Childcare Marketing Admissions CRM Systems Early Education

Key Takeaways

  • A childcare inquiry management system should replace scattered notes and stale spreadsheets with clear ownership and faster follow-up.
  • The right system keeps family context, next steps, and communication history visible across the entire admissions process.
  • Programs should switch when spreadsheets stop supporting coordination, reporting, and confidence in the pipeline.

Spreadsheets work until the process gets real

A childcare inquiry management system usually becomes necessary when the team is no longer handling one simple list.

The cracks show up when several staff members need the same context, notes live in different places, tour follow-up gets delayed, or leadership cannot tell where families are falling out of the pipeline.

If you want the wider view of how better systems support growth, start at the Silvermine homepage.

What a real inquiry management system should solve

A better system should help you:

  • capture inquiries from the website, phone, and email
  • assign ownership right away
  • preserve notes and family details in one record
  • track movement from inquiry to tour and beyond
  • surface follow-up tasks before they get missed

That is why this topic sits naturally beside Childcare CRM Automation and Daycare Lead Routing.

Signs you have outgrown a spreadsheet

Most programs should consider a structured system when:

  • multiple people update the same list
  • follow-up dates are tracked manually
  • email history lives outside the working record
  • staff cannot quickly see the latest status
  • reporting requires too much cleanup every week

A spreadsheet can still store names. It just struggles to manage motion.

What to look for in the replacement

1. One record per family conversation

A useful system ties inquiry details, notes, messages, and next steps together.

That makes follow-up more accurate and much less repetitive.

2. Clear routing and ownership

The system should show who owns the lead now and what should happen next.

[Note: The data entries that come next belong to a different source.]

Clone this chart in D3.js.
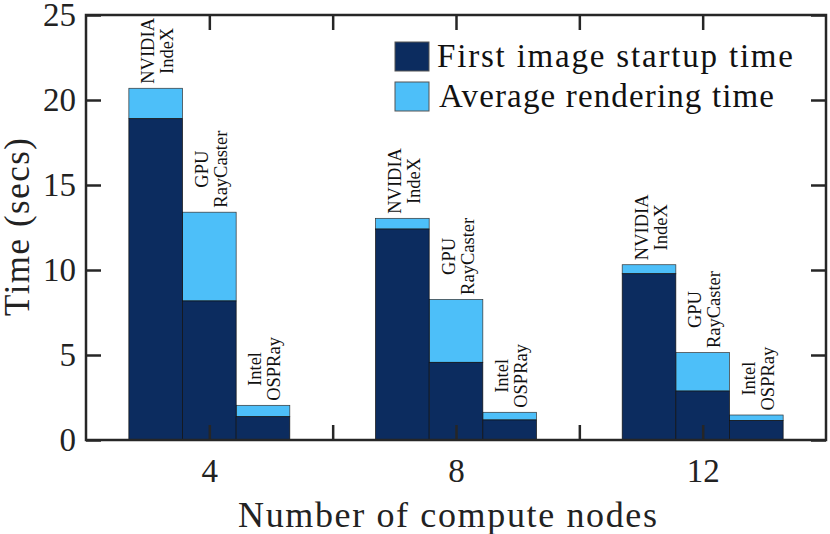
<!DOCTYPE html>
<html>
<head>
<meta charset="utf-8">
<script src="https://cdn.jsdelivr.net/npm/d3@7"></script>
<style>
  html, body { margin: 0; padding: 0; background: #fff; }
  svg { display: block; }
  svg text { font-family: "Liberation Serif", "DejaVu Serif", serif; }
</style>
</head>
<body>
<svg id="chart" width="830" height="534"></svg>
<script>
// ---- data ----
const nodeCounts = [4, 8, 12];
const rendererLabels = [["NVIDIA", "IndeX"], ["GPU", "RayCaster"], ["Intel", "OSPRay"]];
const startupTime = [
  [18.9, 8.18, 1.37],   // 4 nodes
  [12.41, 4.57, 1.18],  // 8 nodes
  [9.78, 2.88, 1.14]    // 12 nodes
];
const avgRenderTime = [
  [1.79, 5.22, 0.67],
  [0.63, 3.70, 0.45],
  [0.53, 2.26, 0.33]
];
const seriesNames = ["First image startup time", "Average rendering time"];
const yTicks = [0, 5, 10, 15, 20, 25];
const xTicks = [4, 6, 8, 10, 12];
const xTickLabels = ["4", "", "8", "", "12"];

// ---- styles ----
const colors = ["#0c2c5f", "#4dbff9"];
const axisColor = "#262626";
const legendTextLen = [356, 335];

const svg = d3.select("#chart");
const pL = 86, pR = 826, pT = 15, pB = 440;

const x = d3.scaleLinear().domain([2, 14]).range([pL, pR]);
const y = d3.scaleLinear().domain([0, 25]).range([pB, pT]);

const barW = 0.87;       // in x units
const offsets = [-0.87, 0, 0.87];

const records = [];
nodeCounts.forEach((n, gi) => {
  rendererLabels.forEach((lab, bi) => {
    const s = startupTime[gi][bi], a = avgRenderTime[gi][bi];
    records.push({ n, bi, lab, s, a, cx: n + offsets[bi] });
  });
});

const bars = svg.append("g");
bars.selectAll("rect.avg").data(records).join("rect")
  .attr("class", "avg")
  .attr("x", d => x(d.cx - barW / 2))
  .attr("width", d => x(d.cx + barW / 2) - x(d.cx - barW / 2))
  .attr("y", d => y(d.s + d.a))
  .attr("height", d => y(d.s) - y(d.s + d.a))
  .attr("fill", colors[1])
  .attr("stroke", "#333")
  .attr("stroke-width", 0.7);
bars.selectAll("rect.st").data(records).join("rect")
  .attr("class", "st")
  .attr("x", d => x(d.cx - barW / 2))
  .attr("width", d => x(d.cx + barW / 2) - x(d.cx - barW / 2))
  .attr("y", d => y(d.s))
  .attr("height", d => y(0) - y(d.s))
  .attr("fill", colors[0])
  .attr("stroke", "#111")
  .attr("stroke-width", 0.7);

const labG = svg.append("g").selectAll("g").data(records).join("g")
  .attr("transform", d => `translate(${x(d.cx)},${y(d.s + d.a) - 4.5}) rotate(-90)`);
labG.each(function (d) {
  const g = d3.select(this);
  const t1 = g.append("text").text(d.lab[0]).attr("y", -1.5);
  const t2 = g.append("text").text(d.lab[1]).attr("y", 17.5);
  [t1, t2].forEach(t => t.attr("font-size", 18.5).attr("fill", "#111").attr("text-anchor", "middle"));
  const maxLen = Math.max(t1.node().getComputedTextLength(), t2.node().getComputedTextLength());
  t1.attr("x", maxLen / 2);
  t2.attr("x", maxLen / 2);
});

const tickLen = 15;
const yAxisL = d3.axisLeft(y).tickValues(yTicks).tickSizeInner(-tickLen).tickSizeOuter(0).tickPadding(10);
const yAxisR = d3.axisRight(y).tickValues(yTicks).tickSizeInner(-tickLen).tickSizeOuter(0).tickFormat("");
const xAxisB = d3.axisBottom(x).tickValues(xTicks).tickSizeInner(-tickLen).tickSizeOuter(0)
  .tickFormat((d, i) => xTickLabels[i]).tickPadding(19);
const xAxisT = d3.axisTop(x).tickValues(xTicks).tickSizeInner(-tickLen).tickSizeOuter(0).tickFormat("");

function styleAxis(g) {
  g.select(".domain").remove();
  g.selectAll(".tick line").attr("stroke", axisColor).attr("stroke-width", 2.5);
  g.selectAll(".tick text").attr("fill", "#222").attr("font-size", 33)
    .attr("font-family", null);
}
svg.append("g").attr("transform", `translate(${pL},0)`).call(yAxisL).call(styleAxis);
svg.append("g").attr("transform", `translate(${pR},0)`).call(yAxisR).call(styleAxis);
svg.append("g").attr("transform", `translate(0,${pB})`).call(xAxisB).call(styleAxis);
svg.append("g").attr("transform", `translate(0,${pT})`).call(xAxisT).call(styleAxis);

svg.append("rect")
  .attr("x", pL).attr("y", pT)
  .attr("width", pR - pL).attr("height", pB - pT)
  .attr("fill", "none").attr("stroke", axisColor).attr("stroke-width", 2.5);

svg.append("text")
  .attr("transform", `translate(29,227) rotate(-90)`)
  .attr("text-anchor", "middle").attr("font-size", 35).attr("fill", "#222")
  .attr("textLength", 178).attr("lengthAdjust", "spacing")
  .text("Time (secs)");
svg.append("text")
  .attr("x", 447.5).attr("y", 527)
  .attr("text-anchor", "middle").attr("font-size", 36).attr("fill", "#222")
  .attr("textLength", 419).attr("lengthAdjust", "spacing")
  .text("Number of compute nodes");

const leg = svg.append("g").selectAll("g").data(seriesNames).join("g")
  .attr("transform", (d, i) => `translate(395,${42 + i * 40})`);
leg.append("rect").attr("width", 34).attr("height", 29)
  .attr("fill", (d, i) => colors[i]).attr("stroke", "#555").attr("stroke-width", 1);
leg.append("text").attr("x", (d, i) => i === 0 ? 42 : 44).attr("y", 25)
  .attr("font-size", 33).attr("fill", "#111")
  .attr("textLength", (d, i) => legendTextLen[i]).attr("lengthAdjust", "spacing")
  .text(d => d);
</script>
</body>
</html>
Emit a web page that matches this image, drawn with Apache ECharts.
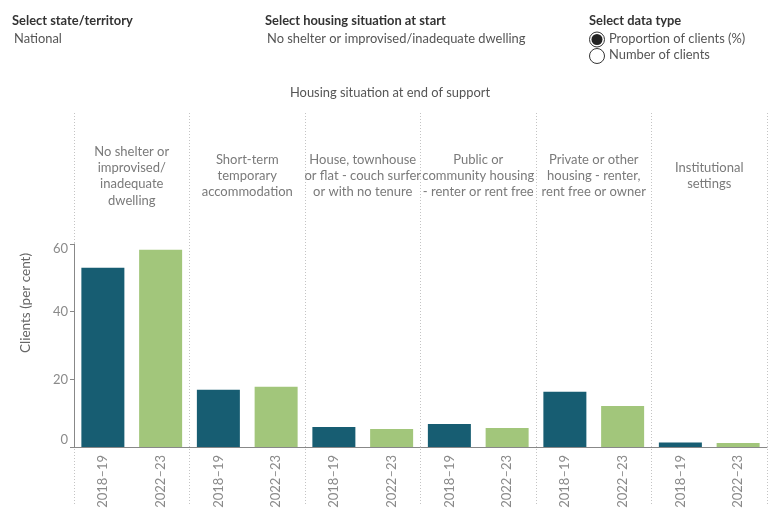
<!DOCTYPE html>
<html>
<head>
<meta charset="utf-8">
<script src="https://cdn.jsdelivr.net/npm/echarts@6/dist/echarts.min.js"></script>
<style>
  html, body { margin: 0; padding: 0; background: #fff; }
  #box { width: 780px; height: 520px; }
</style>
</head>
<body>
<div id="box"></div>
<script>
// housing situation at end of support (facet headers)
var endSituations = [
    'No shelter or\nimprovised/\ninadequate\ndwelling',
    'Short-term\ntemporary\naccommodation',
    'House, townhouse\nor flat - couch surfer\nor with no tenure',
    'Public or\ncommunity housing\n- renter or rent free',
    'Private or other\nhousing - renter,\nrent free or owner',
    'Institutional\nsettings'
];
var years = ['2018–19', '2022–23'];
// proportion of clients (%), per end situation
var values2018 = [53.0, 16.9, 5.9, 6.8, 16.3, 1.3];
var values2022 = [58.3, 17.8, 5.3, 5.6, 12.1, 1.2];
var yTicks = [0, 20, 40, 60];

var colors = ['#175d72', '#a2c67b'];
var font = 'Lato, "Open Sans", sans-serif';

// one category per (situation, year) pair
var cats = [], vals = [];
endSituations.forEach(function (s, i) {
    cats.push(years[0]); vals.push(values2018[i]);
    cats.push(years[1]); vals.push(values2022[i]);
});

var chart = echarts.init(document.getElementById('box'));

var option = {
    animation: false,
    grid: [
        {left: 74, right: 13, top: 244, bottom: 73},   // bars
        {left: 74, right: 13, top: 176, height: 10},   // headers
        {left: 74, right: 13, top: 113, bottom: 15},   // dividers
        {left: 74, right: 13, top: 113, bottom: 27}    // y title
    ],
    xAxis: [
        {
            gridIndex: 0, type: 'category', data: cats,
            axisLine: {lineStyle: {color: '#888'}},
            axisTick: {lineStyle: {color: '#888'}, length: 4},
            axisLabel: {
                interval: 0, rotate: 90, margin: 8,
                color: '#8a8a8a', fontSize: 13, fontFamily: font
            }
        },
        {
            gridIndex: 1, type: 'category', data: endSituations, position: 'top',
            axisLine: {show: false}, axisTick: {show: false},
            axisLabel: {
                interval: 0, margin: 0, verticalAlign: 'middle', align: 'center',
                lineHeight: 16.3, color: '#7a7a7a', fontSize: 13, fontFamily: font
            }
        },
        {
            gridIndex: 2, type: 'category', data: endSituations,
            axisLine: {show: false}, axisTick: {show: false}, axisLabel: {show: false},
            splitLine: {show: true, interval: 0, lineStyle: {color: '#c4c4c4', type: [1, 2], width: 1}}
        },
        {gridIndex: 3, type: 'category', show: false}
    ],
    yAxis: [
        {
            gridIndex: 0, type: 'value', min: 0, max: 60, interval: 20,
            axisLine: {show: true, lineStyle: {color: '#888'}},
            axisTick: {show: true, length: 4, lineStyle: {color: '#888'}},
            splitLine: {show: false},
            axisLabel: {
                color: '#8a8a8a', fontSize: 13, fontFamily: font, margin: 6,
                formatter: function (v) {
                    if (yTicks.indexOf(v) < 0) return '';
                    if (v === 0) return '{lo|0}';
                    if (v === 60) return '{hi|60}';
                    return String(v);
                },
                rich: {
                    lo: {color: '#8a8a8a', fontSize: 13, fontFamily: font, padding: [0, 0, 15, 0]},
                    hi: {color: '#8a8a8a', fontSize: 13, fontFamily: font, padding: [9, 0, 0, 0]}
                }
            }
        },
        {gridIndex: 1, type: 'value', show: false},
        {
            gridIndex: 2, type: 'value',
            axisLine: {show: false}, axisTick: {show: false},
            axisLabel: {show: false}, splitLine: {show: false}
        },
        {
            gridIndex: 3, type: 'value', name: 'Clients (per cent)',
            nameLocation: 'middle', nameGap: 41,
            nameTextStyle: {color: '#666', fontSize: 13.5, fontFamily: font},
            axisLine: {show: false}, axisTick: {show: false},
            axisLabel: {show: false}, splitLine: {show: false}
        }
    ],
    series: [{
        type: 'bar', xAxisIndex: 0, yAxisIndex: 0,
        data: vals, barWidth: 43,
        itemStyle: {
            color: function (p) { return colors[p.dataIndex % 2]; }
        }
    }],
    graphic: [
        {type: 'text', left: 12, top: 14, style: {text: 'Select state/territory', fill: '#333', font: 'bold 12.9px ' + font}},
        {type: 'text', left: 14, top: 32, style: {text: 'National', fill: '#555', font: '12.9px ' + font}},
        {type: 'text', left: 265, top: 14, style: {text: 'Select housing situation at start', fill: '#333', font: 'bold 12.9px ' + font}},
        {type: 'text', left: 267, top: 32, style: {text: 'No shelter or improvised/inadequate dwelling', fill: '#555', font: '12.9px ' + font}},
        {type: 'text', left: 589, top: 14, style: {text: 'Select data type', fill: '#333', font: 'bold 12.9px ' + font}},
        {type: 'circle', shape: {cx: 597, cy: 39.5, r: 7.5}, style: {fill: '#fff', stroke: '#333', lineWidth: 1}},
        {type: 'circle', shape: {cx: 597, cy: 39.5, r: 5.5}, style: {fill: '#222'}},
        {type: 'circle', shape: {cx: 597, cy: 56, r: 7.5}, style: {fill: '#fff', stroke: '#333', lineWidth: 1}},
        {type: 'text', left: 609, top: 32, style: {text: 'Proportion of clients (%)', fill: '#555', font: '12.9px ' + font}},
        {type: 'text', left: 609, top: 48.5, style: {text: 'Number of clients', fill: '#555', font: '12.9px ' + font}},
        {type: 'text', left: 'center', top: 86, style: {text: 'Housing situation at end of support', fill: '#555', font: '12.9px ' + font}}
    ]
};
chart.setOption(option);
</script>
</body>
</html>
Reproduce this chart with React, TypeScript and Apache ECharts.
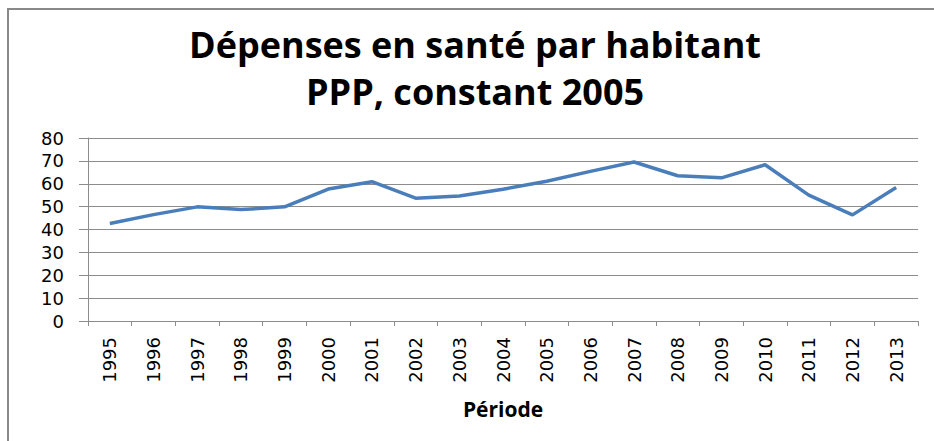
import React, { useEffect, useRef } from "react";
import * as echarts from "echarts";

const years = ["1995","1996","1997","1998","1999","2000","2001","2002","2003","2004","2005","2006","2007","2008","2009","2010","2011","2012","2013"];
const spending = [42.6, 46.5, 49.9, 48.7, 49.9, 57.7, 60.9, 53.7, 54.6, 57.6, 61.1, 65.4, 69.5, 63.5, 62.6, 68.3, 55.0, 46.4, 58.4];
const titleText = "Dépenses en santé par habitant\nPPP, constant 2005";
const xName = "Période";

export default function App() {
  const ref = useRef<HTMLDivElement>(null);
  useEffect(() => {
    const chart = echarts.init(ref.current!, undefined, { renderer: "svg" });
    chart.setOption({
      animation: false,
      backgroundColor: "#ffffff",
      title: {
        text: titleText,
        left: 470,
        textAlign: "center",
        top: 16,
        textStyle: { fontFamily: "Open Sans", fontWeight: "bold", fontSize: 36, lineHeight: 47, color: "#000" },
      },
      grid: { left: 88, right: 16, top: 138, bottom: 120, containLabel: false },
      xAxis: {
        type: "category",
        data: years,
        boundaryGap: true,
        name: xName,
        nameLocation: "middle",
        nameGap: 77,
        nameTextStyle: { fontFamily: "Open Sans", fontWeight: "bold", fontSize: 21, color: "#000" },
        axisLine: { lineStyle: { color: "#8c8c8c", width: 1 } },
        axisTick: { show: true, alignWithLabel: false, length: 5, lineStyle: { color: "#8c8c8c" } },
        axisLabel: { rotate: 90, interval: 0, fontFamily: "DejaVu Sans", fontSize: 18, color: "#000", margin: 16 },
      },
      yAxis: {
        type: "value",
        min: 0,
        max: 80,
        interval: 10,
        axisLine: { show: true, lineStyle: { color: "#8c8c8c", width: 1 } },
        axisTick: { show: true, length: 9, lineStyle: { color: "#8c8c8c" } },
        axisLabel: { fontFamily: "DejaVu Sans", fontSize: 18, color: "#000", margin: 24 },
        splitLine: { lineStyle: { color: "#8c8c8c", width: 1 } },
      },
      series: [
        {
          type: "line",
          data: spending,
          symbol: "none",
          lineStyle: { color: "#4a7ebb", width: 3.5 },
        },
      ],
      graphic: [
        { type: "line", shape: { x1: 8, y1: 9, x2: 934, y2: 9 }, style: { stroke: "#898989", lineWidth: 2 } },
        { type: "line", shape: { x1: 8, y1: 8, x2: 8, y2: 441 }, style: { stroke: "#898989", lineWidth: 2 } },
      ],
    });
    return () => chart.dispose();
  }, []);
  return <div ref={ref} style={{ position: "fixed", left: 0, top: 0, width: 934, height: 441 }} />;
}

That is especially important for multi-campus or multi-program centers.

3. Practical status tracking

Look for stages that reflect actual admissions work, not vague labels.

Examples include new inquiry, contacted, tour pending, toured, waitlisted, and enrolled.

4. Usable communication tools

Templates are helpful. What matters more is whether staff can personalize the response while seeing the conversation history.

For more on the communication side, read Preschool Admissions Email Templates and Preschool Admissions Follow-Up Examples.

5. Reporting that answers real questions

Leadership should be able to see:

  • response speed
  • inquiry-to-tour movement
  • tours completed
  • waitlist volume
  • stalled records needing action

What not to overbuy

Not every center needs a giant platform with dozens of modules.

If the system is heavy, hard to train, or loaded with features your team will not use, it may create new admin instead of removing it.

The better choice is usually the one that supports the current admissions process while leaving room to mature later.

How to transition without chaos

Before replacing spreadsheets:

  1. define your stages clearly
  2. decide who owns what
  3. clean existing data
  4. rewrite the most common templates
  5. train staff on process, not just buttons

Bottom line

A strong childcare inquiry management system earns its place by reducing dropped details and making next steps visible.

When your team can see ownership, history, and pipeline movement clearly, families feel the difference long before enrollment is complete.